## Set task
Reproduce the listing below word for word, with no pictures.

* * *

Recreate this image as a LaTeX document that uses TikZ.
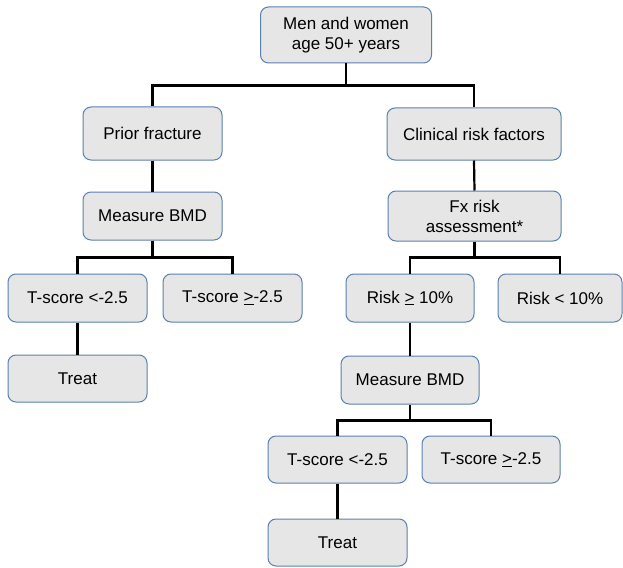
\documentclass[tikz,border=0pt]{standalone}
\usepackage{fontspec}
\setmainfont{Liberation Sans}
\definecolor{boxfill}{HTML}{E6E6E6}
\definecolor{boxline}{HTML}{5A80B0}
\begin{document}
\begin{tikzpicture}[x=1pt,y=-1pt,
  box/.style={draw=boxline, fill=boxfill, line width=1pt, rounded corners=8pt,
    align=center, inner sep=0pt, font=\fontsize{17}{20}\selectfont},
  conn/.style={draw=black, line width=2.2pt}]
\useasboundingbox (0,0) rectangle (623,567);
\node[box, minimum width=171pt, minimum height=56pt] (top) at (346,35) {Men and women\\age 50+ years};
\node[box, minimum width=139pt, minimum height=53pt] (prior) at (152.5,133.5) {Prior fracture};
\node[box, minimum width=174pt, minimum height=52pt] (clin) at (474,134) {Clinical risk factors};
\node[box, minimum width=139pt, minimum height=48pt] (bmdL) at (152.5,216) {Measure BMD};
\node[box, minimum width=173pt, minimum height=50pt] (fx) at (474.5,216) {Fx risk\\assessment*};
\node[box, minimum width=139pt, minimum height=48pt] (tL1) at (77.5,298) {T-score <-2.5};
\node[box, minimum width=139pt, minimum height=48pt] (tL2) at (232.5,298) {T-score \underline{>}-2.5};
\node[box, minimum width=139pt, minimum height=47pt] (treatL) at (77.5,378.5) {Treat};
\node[box, minimum width=128pt, minimum height=48pt] (risk1) at (410,298) {Risk \underline{>} 10\%};
\node[box, minimum width=124pt, minimum height=48pt] (risk2) at (560,298) {Risk < 10\%};
\node[box, minimum width=138pt, minimum height=48pt] (bmdR) at (410,380) {Measure BMD};
\node[box, minimum width=139pt, minimum height=47pt] (tR1) at (337.5,459.5) {T-score <-2.5};
\node[box, minimum width=138pt, minimum height=47pt] (tR2) at (491,459.5) {T-score \underline{>}-2.5};
\node[box, minimum width=139pt, minimum height=47pt] (treatR) at (337.5,542.5) {Treat};
\begin{scope}[conn]
\draw (top.south) -- ++(0,22) -| (prior.north);
\draw (top.south) -- ++(0,22) -| (clin.north);
\draw (prior.south) -- (bmdL.north);
\draw (clin.south) -- (fx.north);
\draw (bmdL.south) -- ++(0,17) -| (tL1.north);
\draw (bmdL.south) -- ++(0,17) -| (tL2.north);
\draw (tL1.south) -- (treatL.north);
\draw (fx.south) -- ++(0,16) -| (risk1.north);
\draw (fx.south) -- ++(0,16) -| (risk2.north);
\draw (risk1.south) -- (bmdR.north);
\draw (bmdR.south) -- ++(0,16) -| (tR1.north);
\draw (bmdR.south) -- ++(0,16) -| (tR2.north);
\draw (tR1.south) -- (treatR.north);
\end{scope}
\end{tikzpicture}
\end{document}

* * *

## Solution for this exercise
Recreate this image as a LaTeX document that uses TikZ.
\documentclass[tikz,border=0pt]{standalone}
\usepackage{fontspec}
\setmainfont{Liberation Sans}
\definecolor{boxfill}{HTML}{E6E6E6}
\definecolor{boxline}{HTML}{5A80B0}
\begin{document}
\begin{tikzpicture}[x=1pt,y=-1pt,
  box/.style={draw=boxline, fill=boxfill, line width=1pt, rounded corners=8pt,
    align=center, inner sep=0pt, font=\fontsize{17}{20}\selectfont},
  conn/.style={draw=black, line width=2.2pt}]
\useasboundingbox (0,0) rectangle (623,567);
\node[box, minimum width=171pt, minimum height=56pt] (top) at (346,35) {Men and women\\age 50+ years};
\node[box, minimum width=139pt, minimum height=53pt] (prior) at (152.5,133.5) {Prior fracture};
\node[box, minimum width=174pt, minimum height=52pt] (clin) at (474,134) {Clinical risk factors};
\node[box, minimum width=139pt, minimum height=48pt] (bmdL) at (152.5,216) {Measure BMD};
\node[box, minimum width=173pt, minimum height=50pt] (fx) at (474.5,216) {Fx risk\\assessment*};
\node[box, minimum width=139pt, minimum height=48pt] (tL1) at (77.5,298) {T-score <-2.5};
\node[box, minimum width=139pt, minimum height=48pt] (tL2) at (232.5,298) {T-score \underline{>}-2.5};
\node[box, minimum width=139pt, minimum height=47pt] (treatL) at (77.5,378.5) {Treat};
\node[box, minimum width=128pt, minimum height=48pt] (risk1) at (410,298) {Risk \underline{>} 10\%};
\node[box, minimum width=124pt, minimum height=48pt] (risk2) at (560,298) {Risk < 10\%};
\node[box, minimum width=138pt, minimum height=48pt] (bmdR) at (410,380) {Measure BMD};
\node[box, minimum width=139pt, minimum height=47pt] (tR1) at (337.5,459.5) {T-score <-2.5};
\node[box, minimum width=138pt, minimum height=47pt] (tR2) at (491,459.5) {T-score \underline{>}-2.5};
\node[box, minimum width=139pt, minimum height=47pt] (treatR) at (337.5,542.5) {Treat};
\begin{scope}[conn]
\draw (top.south) -- ++(0,22) -| (prior.north);
\draw (top.south) -- ++(0,22) -| (clin.north);
\draw (prior.south) -- (bmdL.north);
\draw (clin.south) -- (fx.north);
\draw (bmdL.south) -- ++(0,17) -| (tL1.north);
\draw (bmdL.south) -- ++(0,17) -| (tL2.north);
\draw (tL1.south) -- (treatL.north);
\draw (fx.south) -- ++(0,16) -| (risk1.north);
\draw (fx.south) -- ++(0,16) -| (risk2.north);
\draw (risk1.south) -- (bmdR.north);
\draw (bmdR.south) -- ++(0,16) -| (tR1.north);
\draw (bmdR.south) -- ++(0,16) -| (tR2.north);
\draw (tR1.south) -- (treatR.north);
\end{scope}
\end{tikzpicture}
\end{document}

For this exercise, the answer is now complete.